UK investors pulled £416m from equity funds in July, rounding off the worst January to July period for equity funds since 2016, according to new data.
Figures from Calastone revealed the major stock market withdrawal from UK investors, which has reached a total of £2.35bn pulled out in 2022 so far.
While rising interest rates and soaring inflation has hit the entire global economy this year, Calastone analysts have suggested the UK in particular is feeling the effects.
“The perception that the UK faces uniquely difficult challenges is clear in investor behaviour,” said Edward Glyn, head of global markets at Calastone.
“Even after adjusting for the very large value of assets under management in UK-focused funds, the outflows are still exceptionally large.”
Glyn said that investor panic was a result of the continuing problems of inflation and geopolitical tensions.
“Investors want to see inflation come down, growth improve, trade disputes settled, and political gridlock broken before they are going to become enthusiastic buyers of UK assets again.”
Despite this, the first half of 2022 saw record levels of investments into UK tech startups. Data revealed at London Tech Week in June showed the UK startup scene had raised more than £12bn in the first five months of 2022.
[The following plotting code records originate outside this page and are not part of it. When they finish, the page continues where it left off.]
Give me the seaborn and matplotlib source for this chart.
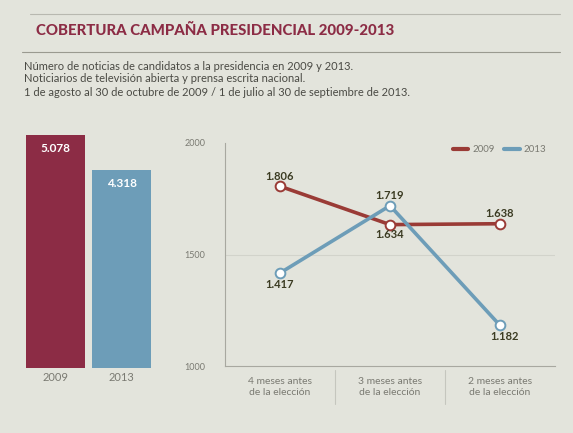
import numpy as np
import pandas as pd
import matplotlib
matplotlib.use("Agg")
import matplotlib.pyplot as plt
import seaborn as sns

# totales por año
years = ["2009", "2013"]
totals = [5078, 4318]
total_labels = ["5.078", "4.318"]

# noticias por periodo
periods = ["4 meses antes\nde la elección", "3 meses antes\nde la elección", "2 meses antes\nde la elección"]
news_2009 = [1806, 1634, 1638]
news_2013 = [1417, 1719, 1182]
labels_2009 = ["1.806", "1.634", "1.638"]
labels_2013 = ["1.417", "1.719", "1.182"]
y_ticks = [1000, 1500, 2000]

title = "COBERTURA CAMPAÑA PRESIDENCIAL 2009-2013"
subtitle = ["Número de noticias de candidatos a la presidencia en 2009 y 2013.",
            "Noticiarios de televisión abierta y prensa escrita nacional.",
            "1 de agosto al 30 de octubre de 2009 / 1 de julio al 30 de septiembre de 2013."]

paper = "#e3e4dc"
red = "#8c2c45"
red_line = "#9a3b36"
blue = "#6d9db8"
dark = "#3b3b22"
gray = "#7a7a72"

sns.set_theme(style="white")
plt.rcParams["font.family"] = ["Lato", "DejaVu Sans"]

fig = plt.figure(figsize=(5.73, 4.33), dpi=100)
fig.patch.set_facecolor(paper)

W, H = 573, 433
def fx(px):
    return px / W
def fy(py):
    return 1 - py / H

# cabecera
fig.text(fx(36), fy(31), title, color=red, fontsize=10.8, fontweight="black", va="center", ha="left")
fig.add_artist(plt.Line2D([fx(30), fx(560)], [fy(14), fy(14)], color="#b8b8b0", lw=0.8))
fig.add_artist(plt.Line2D([fx(22), fx(560)], [fy(52), fy(52)], color="#9a9a90", lw=0.8))
for i, line in enumerate(subtitle):
    fig.text(fx(24), fy(66 + i * 13), line, color="#4a4a44", fontsize=8.0, va="center", ha="left")

# barras de totales
ax1 = fig.add_axes([fx(22), fy(368), fx(133), fy(135) - fy(368)])
ax1.set_facecolor(paper)
bar_df = pd.DataFrame({"year": years, "total": totals})
sns.barplot(data=bar_df, x="year", y="total", hue="year", palette=[red, blue],
            width=0.88, legend=False, saturation=1, linewidth=0, ax=ax1)
ax1.set_ylim(0, max(totals))
ax1.set_xlim(-0.5, 1.5)
for i, (v, lab) in enumerate(zip(totals, total_labels)):
    ax1.text(i, v - 300, lab, color="white", fontsize=8.5, fontweight="bold", ha="center", va="center")
ax1.set_xlabel("")
ax1.set_ylabel("")
ax1.set_yticks([])
ax1.tick_params(axis="x", labelsize=8, colors=gray, length=0, pad=3)
for s in ax1.spines.values():
    s.set_visible(False)

# lineas por periodo
ax2 = fig.add_axes([fx(225), fy(366), fx(330), fy(143) - fy(366)])
ax2.set_facecolor(paper)
line_df = pd.DataFrame({
    "periodo": periods * 2,
    "noticias": news_2009 + news_2013,
    "año": ["2009"] * 3 + ["2013"] * 3,
})
sns.lineplot(data=line_df, x="periodo", y="noticias", hue="año", palette=[red_line, blue],
             lw=2.6, marker="o", markersize=7, markerfacecolor="white", markeredgewidth=1.4,
             sort=False, ax=ax2)
for line, col in zip(ax2.lines, [red_line, blue]):
    line.set_markeredgecolor(col)

ax2.set_ylim(1000, 2000)
ax2.set_xlim(-0.5, 2.5)
ax2.set_yticks(y_ticks)
ax2.set_yticklabels([str(t) for t in y_ticks])
ax2.axhline(1500, color="#d2d3cb", lw=0.8, zorder=0)
ax2.tick_params(axis="y", labelsize=6.5, colors=gray, length=0, pad=14)
ax2.tick_params(axis="x", labelsize=7.5, colors=gray, length=0, pad=8)
ax2.set_xlabel("")
ax2.set_ylabel("")
for s in ["top", "right"]:
    ax2.spines[s].set_visible(False)
for s in ["left", "bottom"]:
    ax2.spines[s].set_color("#a8a8a0")
    ax2.spines[s].set_linewidth(0.8)

# separadores de categorías
for xs in [0.5, 1.5]:
    ax2.plot([xs, xs], [-0.02, -0.17], transform=ax2.get_xaxis_transform(),
             color="#c5c6be", lw=0.8, clip_on=False)

# etiquetas de valores
offs_2009 = [45, -45, 45]
offs_2013 = [-50, 45, -50]
for i in range(3):
    ax2.text(i, news_2009[i] + offs_2009[i], labels_2009[i], color=dark, fontsize=8,
             fontweight="bold", ha="center", va="center")
    ax2.text(i + (0.04 if i == 2 else 0), news_2013[i] + offs_2013[i], labels_2013[i], color=dark,
             fontsize=8, fontweight="bold", ha="center", va="center")

leg = ax2.legend(loc="upper right", frameon=False, ncol=2, fontsize=7, handlelength=1.6,
                 columnspacing=1.0, handletextpad=0.4, bbox_to_anchor=(1.0, 1.03))
for t in leg.get_texts():
    t.set_color(gray)
for h in leg.legend_handles:
    h.set_marker("")
    h.set_linewidth(3)

fig.savefig("out.png", dpi=100, facecolor=paper)
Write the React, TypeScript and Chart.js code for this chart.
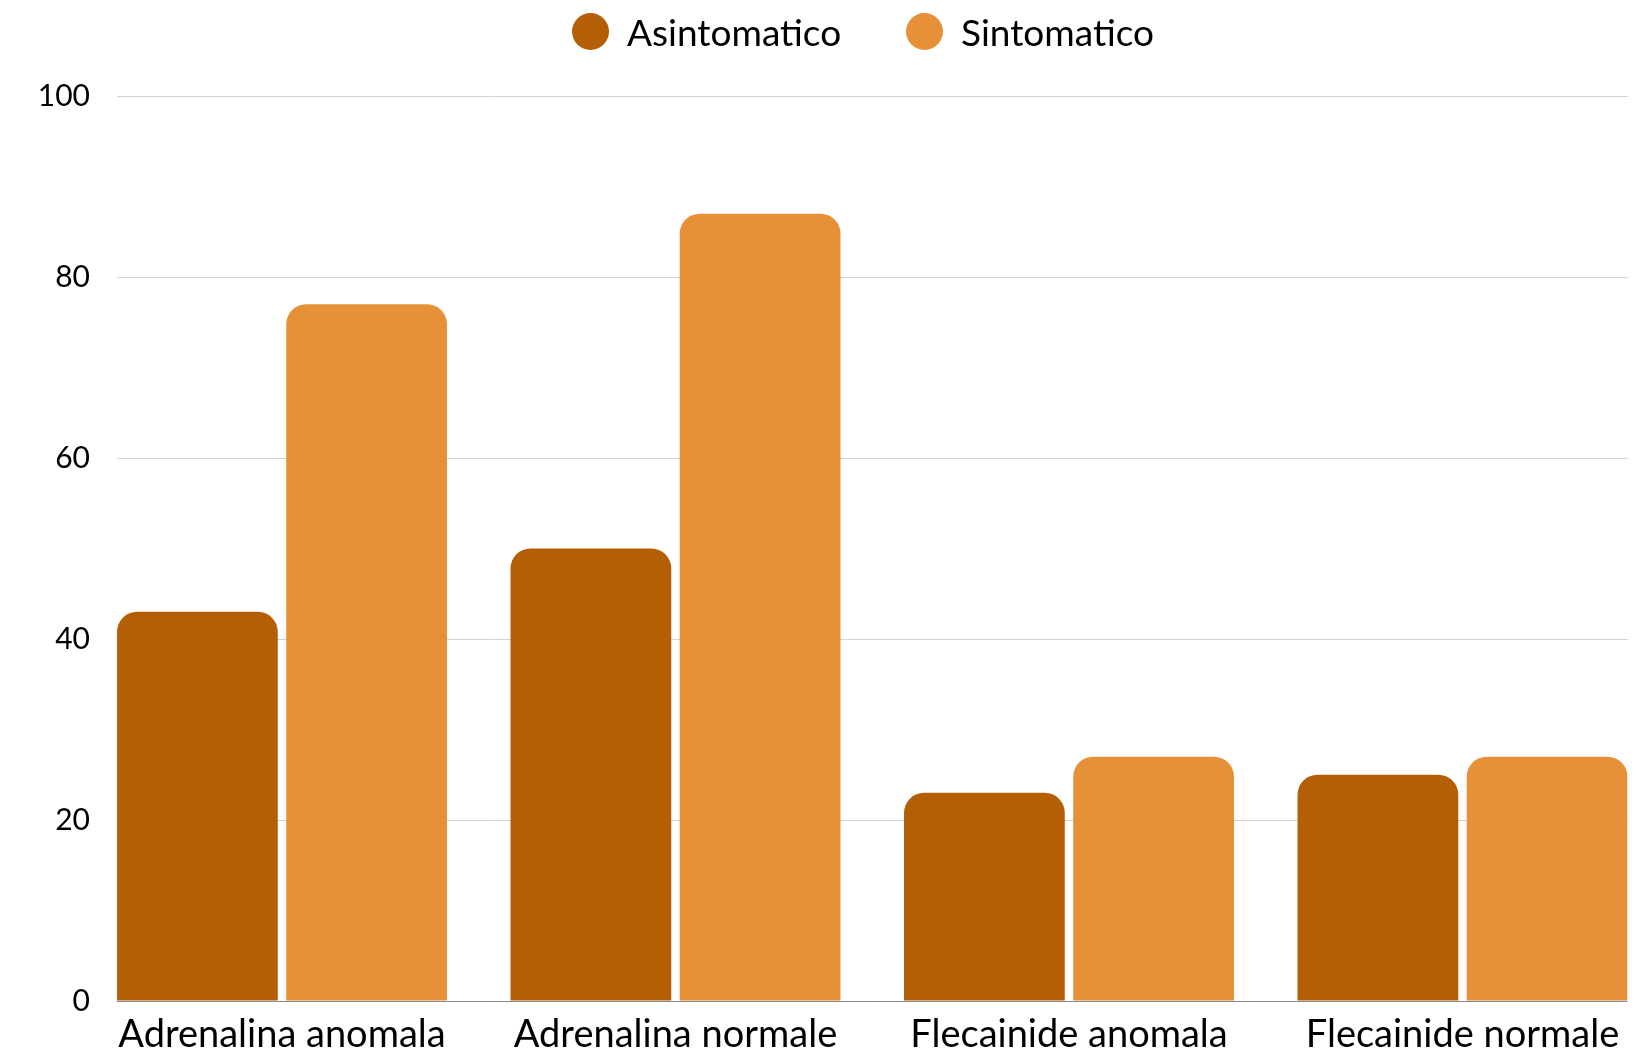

Despite enthusiastic investments into startups earlier this year, increased inflation has forced people to be more careful with their money.
Funding levels began to drop off in July in a sign that institutional investors are becoming more cautious. Deal volume has also been on a downward trajectory.
The public market in the UK has plummeted this year as the London Stock Exchange posted a massive reduction in the amount of money raised through initial public offerings (IPOs) compared to last year.